Some things seem more important than sleep, at least until the piercing shriek of the alarm threatens to make my head explode. Then nothing in the world seems more important than keeping my eyes closed for another nine minutes. That's the thing about living with other people. I can't just let my alarm blare and blare on a Saturday morning. Although, this morning my mom and stepdad were both already up -- in fact, my mom had showered and done her hair, all so she could sit at her computer and work from home. (I'm not going to go into the amazing wrongness of getting all gussied up to work from home on a Saturday morning. All I have to say is that if I were fortunate enough to be able to telecommute, I'd be a scary, scary person when I was working.)
I'm happy to report that one hour after I started this, the caffeine has started to work, and I don't feel like I'm looking out at the world through a haze of brain-fog. My only thought is no longer a muffled whimpering drone, "...bed...." (Actually, right now it's "...food...")
Sleep deprivation and I have a long and checkered history together. When I was a kid, Friday nights were the best night of the week, because I could stay up late. (Couldn't stay up late on Saturdays, of course. Church the next morning.) The older I got, the later I stayed up. I can remember going to slumber parties (where of course, you have to be the last person up, or face dire consequences) and marveling at how amazingly cool it was to be awake at 4 and 5 in the morning. My first stint in college, I actually had a curfew of 11:30 or midnight, depending on the day of the week. After that, I had to be in my dorm. The end result was I didn't usually stay up much later than that.
For a time there, our relationship was wild and crazy, one all-nighter after another. This was during the deepest, darkest time of my MUSHing addiction, and when some of my most favorite people in the world lived on Pacific Time (they still do -- damn time zones, damn them to hell!). There were too many nights of blearily looking out at the light brightening outside the windows and thinking, "Oh shit. I did it again. I gotta be at work when?" Sleep deprivation was my constant companion, along with the caffeinated monkey on my back. We split up every once in a while, usually when I decided it was no good for me and that I wanted to move on with my life. But, like the ex-boyfriend who still hangs around for the occasional sympathy fuck, sleep dep and I managed to stay at least somewhat in touch.

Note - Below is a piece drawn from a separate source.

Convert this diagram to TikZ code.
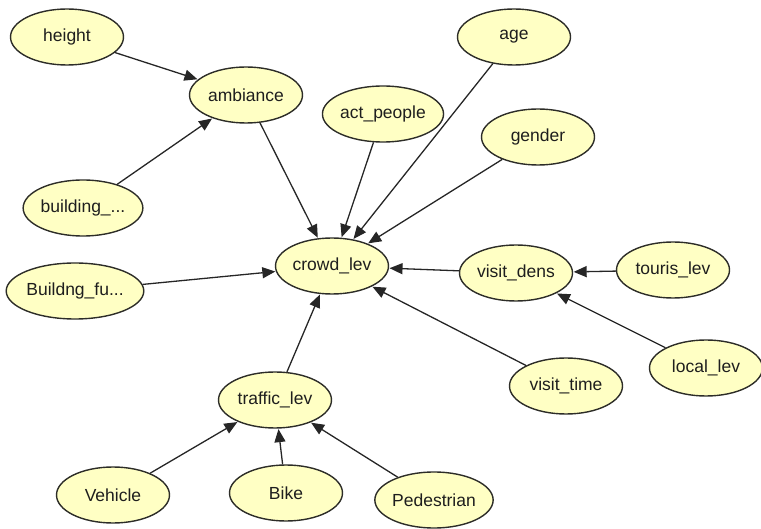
\documentclass[tikz,border=0pt]{standalone}
\usepackage{fontspec}
\setmainfont{Liberation Sans}
\usetikzlibrary{shapes.geometric,arrows.meta}
\definecolor{nodefill}{RGB}{255,255,196}
\definecolor{nodeline}{RGB}{45,45,40}
\definecolor{textcol}{RGB}{30,30,30}
\tikzset{
  var/.style={ellipse, draw=nodeline, line width=1.4pt, fill=nodefill,
    minimum width=113pt, minimum height=56pt, inner sep=0pt,
    text=textcol, font=\fontsize{17.5}{20}\selectfont},
  link/.style={draw=black!85, line width=1.3pt,
    -{Triangle[length=13pt,width=11pt]}, shorten >=0.5pt}
}
\begin{document}
\begin{tikzpicture}[x=1pt,y=-1pt]
\useasboundingbox (0,0) rectangle (761,529);
% variables
\node[var] (height)   at (67,37)   {height};
\node[var] (ambiance) at (246,95)  {ambiance};
\node[var] (building) at (83,208)  {building\_...};
\node[var] (age)      at (514,37)  {age};
\node[var] (actpeople) at (383,114) {act\_people};
\node[var] (gender)   at (538,137) {gender};
\node[var] (crowd)    at (332,266) {crowd\_lev};
\node[var] (buildfu)  at (75,291)  {Buildng\_fu...};
\node[var] (visitdens) at (516,273) {visit\_dens};
\node[var] (touris)   at (673,270) {touris\_lev};
\node[var] (local)    at (706,368) {local\_lev};
\node[var] (visittime) at (566,386) {visit\_time};
\node[var] (traffic)  at (275,400) {traffic\_lev};
\node[var] (vehicle)  at (113,495) {Vehicle};
\node[var] (bike)     at (286,493) {Bike};
\node[var] (pedestrian) at (434,500) {Pedestrian};
% dependencies
\draw[link] (height) -- (ambiance);
\draw[link] (building) -- (ambiance);
\draw[link] (ambiance) -- (crowd);
\draw[link] (actpeople) -- (crowd);
\draw[link] (age) -- (crowd);
\draw[link] (gender) -- (crowd);
\draw[link] (buildfu) -- (crowd);
\draw[link] (visitdens) -- (crowd);
\draw[link] (visittime) -- (crowd);
\draw[link] (traffic) -- (crowd);
\draw[link] (touris) -- (visitdens);
\draw[link] (local) -- (visitdens);
\draw[link] (vehicle) -- (traffic);
\draw[link] (bike) -- (traffic);
\draw[link] (pedestrian) -- (traffic);
\end{tikzpicture}
\end{document}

We're having another fling at the moment. I dunno yet if it's just for old time's sake, or if this is the start of another beautiful friendship. I know I'm too old and too busy to get lured back completely into our old relationship -- school and writing have won too solid a place in my affections. I won't talk about the sordid nights when writing and sleep deprivation gang up on me -- that's more information than you want.

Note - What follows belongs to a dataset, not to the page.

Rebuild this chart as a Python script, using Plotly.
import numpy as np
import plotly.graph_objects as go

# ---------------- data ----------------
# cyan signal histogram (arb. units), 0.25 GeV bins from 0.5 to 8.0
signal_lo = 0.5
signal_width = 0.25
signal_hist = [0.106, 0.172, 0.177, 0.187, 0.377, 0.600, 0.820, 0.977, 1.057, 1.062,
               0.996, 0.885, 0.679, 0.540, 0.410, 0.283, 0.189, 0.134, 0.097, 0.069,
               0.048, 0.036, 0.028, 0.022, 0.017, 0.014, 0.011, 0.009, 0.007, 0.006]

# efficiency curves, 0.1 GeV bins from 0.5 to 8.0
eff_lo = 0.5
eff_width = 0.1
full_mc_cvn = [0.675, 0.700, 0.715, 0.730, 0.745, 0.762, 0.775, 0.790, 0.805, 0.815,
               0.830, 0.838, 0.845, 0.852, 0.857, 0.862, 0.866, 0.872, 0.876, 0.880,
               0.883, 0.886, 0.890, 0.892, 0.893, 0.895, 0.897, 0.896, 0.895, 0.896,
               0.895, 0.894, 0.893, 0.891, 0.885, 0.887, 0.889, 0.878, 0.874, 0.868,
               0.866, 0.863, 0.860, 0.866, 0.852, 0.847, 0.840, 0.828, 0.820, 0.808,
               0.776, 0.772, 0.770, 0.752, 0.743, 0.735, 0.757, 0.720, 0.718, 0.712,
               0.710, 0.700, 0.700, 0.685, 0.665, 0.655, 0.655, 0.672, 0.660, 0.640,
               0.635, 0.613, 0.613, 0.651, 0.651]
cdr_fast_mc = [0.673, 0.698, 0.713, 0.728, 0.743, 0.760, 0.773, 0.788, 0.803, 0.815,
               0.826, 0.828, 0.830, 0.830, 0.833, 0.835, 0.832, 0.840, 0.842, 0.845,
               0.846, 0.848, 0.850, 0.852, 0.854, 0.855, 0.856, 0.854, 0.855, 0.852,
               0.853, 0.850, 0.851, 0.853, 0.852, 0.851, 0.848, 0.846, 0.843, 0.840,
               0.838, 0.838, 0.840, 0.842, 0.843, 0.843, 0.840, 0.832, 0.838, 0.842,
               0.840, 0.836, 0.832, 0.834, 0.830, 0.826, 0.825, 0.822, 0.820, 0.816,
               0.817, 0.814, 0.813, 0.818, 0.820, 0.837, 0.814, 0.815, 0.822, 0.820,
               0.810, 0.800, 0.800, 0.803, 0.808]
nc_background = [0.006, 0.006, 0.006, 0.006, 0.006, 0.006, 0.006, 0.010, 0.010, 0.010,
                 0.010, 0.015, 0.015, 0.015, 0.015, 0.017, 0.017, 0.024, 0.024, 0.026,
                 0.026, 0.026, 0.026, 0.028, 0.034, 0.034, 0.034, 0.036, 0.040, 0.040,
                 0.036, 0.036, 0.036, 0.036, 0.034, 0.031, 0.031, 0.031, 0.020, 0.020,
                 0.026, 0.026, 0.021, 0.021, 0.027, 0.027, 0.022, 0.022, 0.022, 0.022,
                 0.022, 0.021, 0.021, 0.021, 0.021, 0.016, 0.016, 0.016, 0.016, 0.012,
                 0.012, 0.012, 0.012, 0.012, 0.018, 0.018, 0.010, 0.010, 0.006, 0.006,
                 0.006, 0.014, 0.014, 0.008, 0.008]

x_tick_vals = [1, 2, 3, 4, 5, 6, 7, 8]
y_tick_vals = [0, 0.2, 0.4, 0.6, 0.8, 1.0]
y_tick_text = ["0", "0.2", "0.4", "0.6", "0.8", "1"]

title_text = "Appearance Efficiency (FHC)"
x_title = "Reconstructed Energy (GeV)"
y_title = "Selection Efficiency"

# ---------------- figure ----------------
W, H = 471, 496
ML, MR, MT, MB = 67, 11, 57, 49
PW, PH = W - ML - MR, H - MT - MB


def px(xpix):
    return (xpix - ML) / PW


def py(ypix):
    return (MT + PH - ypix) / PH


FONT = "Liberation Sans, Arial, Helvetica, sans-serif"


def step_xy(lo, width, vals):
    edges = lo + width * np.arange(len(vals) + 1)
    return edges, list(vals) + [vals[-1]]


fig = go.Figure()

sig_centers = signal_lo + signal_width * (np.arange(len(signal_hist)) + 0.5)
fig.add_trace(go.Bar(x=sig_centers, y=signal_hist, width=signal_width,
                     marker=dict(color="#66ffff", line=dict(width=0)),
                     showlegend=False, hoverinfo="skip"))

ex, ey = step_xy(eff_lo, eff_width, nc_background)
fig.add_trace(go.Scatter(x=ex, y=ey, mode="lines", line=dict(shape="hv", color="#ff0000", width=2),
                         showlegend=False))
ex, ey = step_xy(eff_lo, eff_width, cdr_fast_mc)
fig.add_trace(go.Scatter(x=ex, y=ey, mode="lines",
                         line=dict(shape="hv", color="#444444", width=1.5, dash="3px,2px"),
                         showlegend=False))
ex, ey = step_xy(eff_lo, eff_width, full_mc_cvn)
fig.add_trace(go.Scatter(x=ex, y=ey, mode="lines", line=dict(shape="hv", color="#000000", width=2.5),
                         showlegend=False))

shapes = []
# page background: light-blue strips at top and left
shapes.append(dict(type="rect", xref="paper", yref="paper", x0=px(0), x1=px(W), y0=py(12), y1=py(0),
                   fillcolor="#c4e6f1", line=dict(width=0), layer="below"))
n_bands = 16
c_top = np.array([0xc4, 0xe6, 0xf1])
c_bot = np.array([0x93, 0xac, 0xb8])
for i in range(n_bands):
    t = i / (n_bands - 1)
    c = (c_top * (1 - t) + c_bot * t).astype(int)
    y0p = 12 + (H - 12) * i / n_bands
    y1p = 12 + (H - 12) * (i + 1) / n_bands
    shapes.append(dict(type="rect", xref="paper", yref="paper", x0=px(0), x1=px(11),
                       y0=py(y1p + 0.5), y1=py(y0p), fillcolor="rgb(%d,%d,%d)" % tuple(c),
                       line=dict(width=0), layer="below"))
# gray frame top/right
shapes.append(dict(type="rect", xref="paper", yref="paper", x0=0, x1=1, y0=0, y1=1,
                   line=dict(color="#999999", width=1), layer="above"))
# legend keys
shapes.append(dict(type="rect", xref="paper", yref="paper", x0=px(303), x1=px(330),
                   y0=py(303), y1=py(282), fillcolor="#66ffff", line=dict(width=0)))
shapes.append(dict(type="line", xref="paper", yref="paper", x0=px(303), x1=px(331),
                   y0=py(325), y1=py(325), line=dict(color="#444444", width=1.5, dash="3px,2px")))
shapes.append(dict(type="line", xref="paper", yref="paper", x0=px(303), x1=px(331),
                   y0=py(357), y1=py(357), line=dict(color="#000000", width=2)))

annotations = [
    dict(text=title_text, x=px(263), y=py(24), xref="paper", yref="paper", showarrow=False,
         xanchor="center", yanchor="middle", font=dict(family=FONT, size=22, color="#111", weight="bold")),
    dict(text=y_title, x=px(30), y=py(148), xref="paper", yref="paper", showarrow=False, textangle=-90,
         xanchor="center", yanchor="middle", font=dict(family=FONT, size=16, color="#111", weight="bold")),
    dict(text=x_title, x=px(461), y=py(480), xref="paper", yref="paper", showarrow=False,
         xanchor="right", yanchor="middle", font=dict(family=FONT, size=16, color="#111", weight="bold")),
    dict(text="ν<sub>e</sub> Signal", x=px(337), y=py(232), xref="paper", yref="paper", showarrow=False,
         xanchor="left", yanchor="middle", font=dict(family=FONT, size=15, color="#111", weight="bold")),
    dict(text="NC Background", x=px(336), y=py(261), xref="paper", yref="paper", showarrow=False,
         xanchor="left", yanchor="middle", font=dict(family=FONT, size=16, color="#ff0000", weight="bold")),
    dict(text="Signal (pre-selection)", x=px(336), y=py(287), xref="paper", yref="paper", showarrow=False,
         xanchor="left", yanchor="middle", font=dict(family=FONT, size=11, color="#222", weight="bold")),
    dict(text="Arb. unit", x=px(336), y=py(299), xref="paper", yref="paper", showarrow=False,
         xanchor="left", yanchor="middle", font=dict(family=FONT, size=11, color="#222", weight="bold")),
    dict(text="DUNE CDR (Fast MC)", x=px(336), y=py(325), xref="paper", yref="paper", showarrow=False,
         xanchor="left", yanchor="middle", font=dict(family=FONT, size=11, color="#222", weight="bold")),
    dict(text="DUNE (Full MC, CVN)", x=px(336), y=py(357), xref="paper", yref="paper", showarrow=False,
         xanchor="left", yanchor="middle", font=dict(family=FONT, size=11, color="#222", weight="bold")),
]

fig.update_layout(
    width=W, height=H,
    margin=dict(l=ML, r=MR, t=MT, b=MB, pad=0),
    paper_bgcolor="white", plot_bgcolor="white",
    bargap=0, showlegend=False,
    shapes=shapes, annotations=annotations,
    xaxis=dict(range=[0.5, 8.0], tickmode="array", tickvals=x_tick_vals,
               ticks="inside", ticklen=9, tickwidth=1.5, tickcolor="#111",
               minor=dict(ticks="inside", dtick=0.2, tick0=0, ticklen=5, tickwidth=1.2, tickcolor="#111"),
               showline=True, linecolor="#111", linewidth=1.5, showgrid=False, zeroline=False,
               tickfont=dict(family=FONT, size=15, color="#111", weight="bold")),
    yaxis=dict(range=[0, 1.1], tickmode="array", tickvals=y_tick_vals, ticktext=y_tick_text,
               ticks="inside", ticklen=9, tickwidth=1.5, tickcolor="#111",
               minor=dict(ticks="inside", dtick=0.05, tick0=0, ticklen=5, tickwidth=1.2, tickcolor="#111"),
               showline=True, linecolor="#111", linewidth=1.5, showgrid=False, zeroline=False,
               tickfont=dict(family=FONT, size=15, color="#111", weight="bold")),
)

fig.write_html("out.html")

Tomorrow is blessed, blessed Sunday, and if anything makes me open my eyes before noon, I'll hurt somebody.
Wow. Just... yeah. What Erica
Wow. Just... yeah. What Erica said. Bill Mahar may not know much about the internet, but the man knows plenty about ego, I'm sure.

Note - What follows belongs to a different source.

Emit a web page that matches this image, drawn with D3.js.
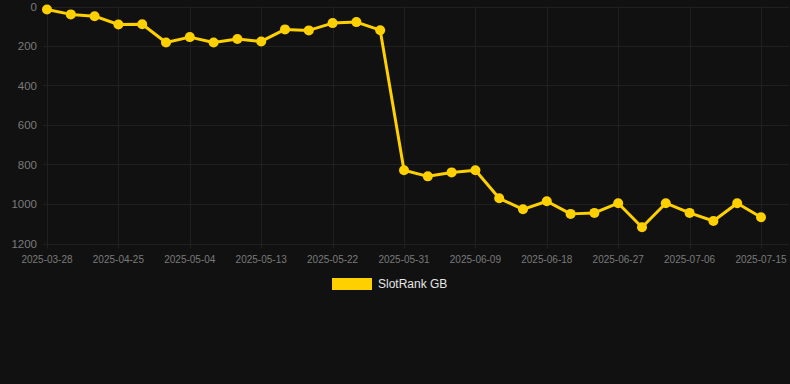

On an unrelated note, can you inject caffeine? And barring that, can I nap between phone calls? Zzzzzz...
February 02, 2001
Sleep deprivation? What's that?
Sleep deprivation? What's that? I've zoomed to bouncing off the walls. That, my friends, is the cover art for Harvest of Thorns. It's finally up! I'm spending far too much energy staring at that tiny little picture trying to make out each image and figure out what everything is. My god. That's my book. Our words, mine and Brand's, are going to be behind that cover. I'm trying to put into words how that makes me feel, and I can't. This is real. Really real. I'm giddy.
Next step is to progress to the point where my name is on the cover as well... ;)
Ooh. I'd forgotten about this
Ooh. I'd forgotten about this stage of sleep deprivation. This is about the limit of my attention span at the moment. I stare at the screen and think, "Ooh. Pretty colors."
My mood, in a word:
My mood, in a word: Happy-bouncy-caffeinated-not-enough-sleep-up-too-late-plotting-and-writing-and-giggling. (Well okay. A hyphenated word.) Hee. I wonder how long I can go without updating my calendar to the left there before I drive Jason nuts? ;)
In other news, I have to work tomorrow. Bleah.
February 01, 2001
So, if you're ever sitting
So, if you're ever sitting around, oh, about 9 pm, and you get a bug up your ass to suddenly move your bed so you can use the computer from the bed -- don't do it. The bed is moved, but I think I seriously hurt myself. Casters or no, I'm too much of a wimp to move a queen-sized bed alone.
On the plus side, though, I'm terribly comfortable.
I have a zero tolerance
I have a zero tolerance policy for stupidity. Can I suspend the principal?
"I think a chicken strip is something insignificant," she said. "It's just a piece of chicken. How could you play like it's a gun?"The principal wittily responded that punishment for a threat "depends on the tone, the demeanor, and in some manner you judge the intent. It's not the object in the hand, it's the thought in the mind."
I'm certain the eight-year old boy had murder in mind when he pointed that deadly piece of chicken at his teacher.